Review of Technical Assistance to the Angolan Ministry of Energy and Water
About the publication
- Published: December 2016
- Series: Norad Collected Reviews
- Type: --
- Carried out by: Multiconsult ASA
- Commissioned by: the Royal Norwegian Embassy in Luanda
- Country: Angola
- Theme: Water supply and sanitation
- Pages: 108
- Serial number: 3/2016
- ISBN: 978-82-7548-919-5
- ISSN: 1894-518X
The Technical Assistance to the Angolan Ministry of Energy and Water (MINEA) by the Norwegian Water Resources and Energy Directorate (NVE) (hereafter called ‘the Programme’) was initiated in 2011 upon a request from MINEA.
The three-year Programme is financed by the Royal Norwegian Embassy in Luanda, and started in 2013. It is currently in a no-cost extension phase until the end of 2017.
This report presents the findings of a review undertaken by Multiconsult ASA (the Team) in October and November 2016. The review aimed to answer three key guiding questions:
- What are the Programme’s main achievements?
- How have these achievements been reached, and what are likely reasons for any lacking results?
- What actions, adjustments and prioritizations might improve the Programme achievements in the last period?
The Report culminates in a set of recommendations aimed at improving the Programme’s management and implementation efficiently, while avoiding major adjustments to the Programme structure and implementation modalities due to the short time that remains.

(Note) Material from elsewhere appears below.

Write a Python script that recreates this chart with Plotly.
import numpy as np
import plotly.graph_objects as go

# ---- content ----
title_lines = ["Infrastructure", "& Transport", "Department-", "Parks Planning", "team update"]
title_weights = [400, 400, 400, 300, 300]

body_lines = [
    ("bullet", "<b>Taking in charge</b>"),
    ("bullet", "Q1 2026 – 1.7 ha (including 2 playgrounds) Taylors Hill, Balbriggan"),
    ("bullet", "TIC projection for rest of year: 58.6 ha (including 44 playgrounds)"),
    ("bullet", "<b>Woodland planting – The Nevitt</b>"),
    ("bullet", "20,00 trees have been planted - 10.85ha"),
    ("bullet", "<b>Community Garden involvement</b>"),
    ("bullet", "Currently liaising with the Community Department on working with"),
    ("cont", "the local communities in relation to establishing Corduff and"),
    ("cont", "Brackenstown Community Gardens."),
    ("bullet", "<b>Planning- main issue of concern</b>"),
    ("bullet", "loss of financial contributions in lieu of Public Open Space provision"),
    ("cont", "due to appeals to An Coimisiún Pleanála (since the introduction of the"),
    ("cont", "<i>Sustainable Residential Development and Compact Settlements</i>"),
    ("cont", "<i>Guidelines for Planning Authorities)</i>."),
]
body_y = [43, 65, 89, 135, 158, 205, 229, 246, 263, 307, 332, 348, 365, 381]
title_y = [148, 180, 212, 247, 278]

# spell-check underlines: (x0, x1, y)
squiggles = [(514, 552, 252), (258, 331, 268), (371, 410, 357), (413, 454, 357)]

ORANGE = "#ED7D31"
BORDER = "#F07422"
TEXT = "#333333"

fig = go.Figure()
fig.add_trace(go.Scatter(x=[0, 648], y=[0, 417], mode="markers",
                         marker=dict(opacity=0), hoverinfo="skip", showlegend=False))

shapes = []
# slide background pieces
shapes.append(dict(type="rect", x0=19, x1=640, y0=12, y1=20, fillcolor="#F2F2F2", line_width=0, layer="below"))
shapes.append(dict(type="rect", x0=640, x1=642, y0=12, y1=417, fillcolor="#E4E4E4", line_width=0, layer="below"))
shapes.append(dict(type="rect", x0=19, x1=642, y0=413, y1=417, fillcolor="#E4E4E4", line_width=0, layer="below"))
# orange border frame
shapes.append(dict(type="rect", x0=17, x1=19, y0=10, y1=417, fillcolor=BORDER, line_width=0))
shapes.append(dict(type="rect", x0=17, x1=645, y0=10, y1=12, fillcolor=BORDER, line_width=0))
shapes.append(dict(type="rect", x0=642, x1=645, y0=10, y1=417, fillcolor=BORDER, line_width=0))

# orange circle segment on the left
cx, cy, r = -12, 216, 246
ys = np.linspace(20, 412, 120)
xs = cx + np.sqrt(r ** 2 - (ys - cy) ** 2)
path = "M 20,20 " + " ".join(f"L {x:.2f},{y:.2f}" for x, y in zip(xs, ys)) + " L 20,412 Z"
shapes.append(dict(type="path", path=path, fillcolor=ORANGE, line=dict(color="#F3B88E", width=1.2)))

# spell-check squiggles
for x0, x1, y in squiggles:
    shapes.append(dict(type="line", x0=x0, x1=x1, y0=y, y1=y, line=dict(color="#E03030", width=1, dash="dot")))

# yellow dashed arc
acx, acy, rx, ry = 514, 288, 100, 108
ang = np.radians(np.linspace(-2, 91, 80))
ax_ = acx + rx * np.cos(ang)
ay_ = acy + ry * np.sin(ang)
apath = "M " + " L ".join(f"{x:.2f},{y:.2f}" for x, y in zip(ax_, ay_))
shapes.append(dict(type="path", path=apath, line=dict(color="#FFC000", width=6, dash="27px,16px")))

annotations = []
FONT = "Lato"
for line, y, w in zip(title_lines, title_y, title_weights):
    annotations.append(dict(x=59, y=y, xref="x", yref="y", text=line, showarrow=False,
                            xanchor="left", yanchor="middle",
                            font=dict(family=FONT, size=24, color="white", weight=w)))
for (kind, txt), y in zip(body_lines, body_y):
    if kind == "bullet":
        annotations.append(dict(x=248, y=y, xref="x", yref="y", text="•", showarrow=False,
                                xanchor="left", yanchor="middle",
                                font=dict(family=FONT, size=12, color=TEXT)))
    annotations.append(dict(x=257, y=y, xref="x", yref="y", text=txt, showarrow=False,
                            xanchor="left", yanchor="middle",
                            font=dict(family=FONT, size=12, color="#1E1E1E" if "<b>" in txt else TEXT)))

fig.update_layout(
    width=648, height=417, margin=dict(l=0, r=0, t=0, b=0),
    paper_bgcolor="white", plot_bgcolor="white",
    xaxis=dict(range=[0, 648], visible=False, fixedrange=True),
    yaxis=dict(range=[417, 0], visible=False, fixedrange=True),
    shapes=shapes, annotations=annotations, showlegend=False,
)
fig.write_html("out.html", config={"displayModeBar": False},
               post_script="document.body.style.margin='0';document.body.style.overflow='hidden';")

The Programme’s most positive progress and results are mainly found in two areas: Legal and regulatory framework and management of hydrological resources. In the final period of the Programme, the focus should be on leveraging the achievements and progress to date, and ensuring sustainability of the results that have been achieved in these areas.
Very little progress and achievement have been identified related to the planned strategy-level work on renewable energy and rural electrification, as well as in the activities related to rehabilitation of Angola’s national hydrometric network. In these, the basis for producing real, lasting results is considered weak and it appears appropriate to discontinue certain activities.
The Programme has been affected by a number of significant challenges, some of endogenous nature, but factors outside the control of any of the Programme Agreements’ partners have also been significant. Overall, quite limited progress is made towards the Programme’s overall goal: Increasing the capacity and knowledge base within MINEA and its daughter institutions in the three Activity areas.
In the remaining period, Programme management should also focus on strengthening coordination, communication flow and information sharing. It should be expected that Angolan partners demonstrate political ownership and commitment to the Programme through clear prioritization and appropriate resource allocation in the final phase.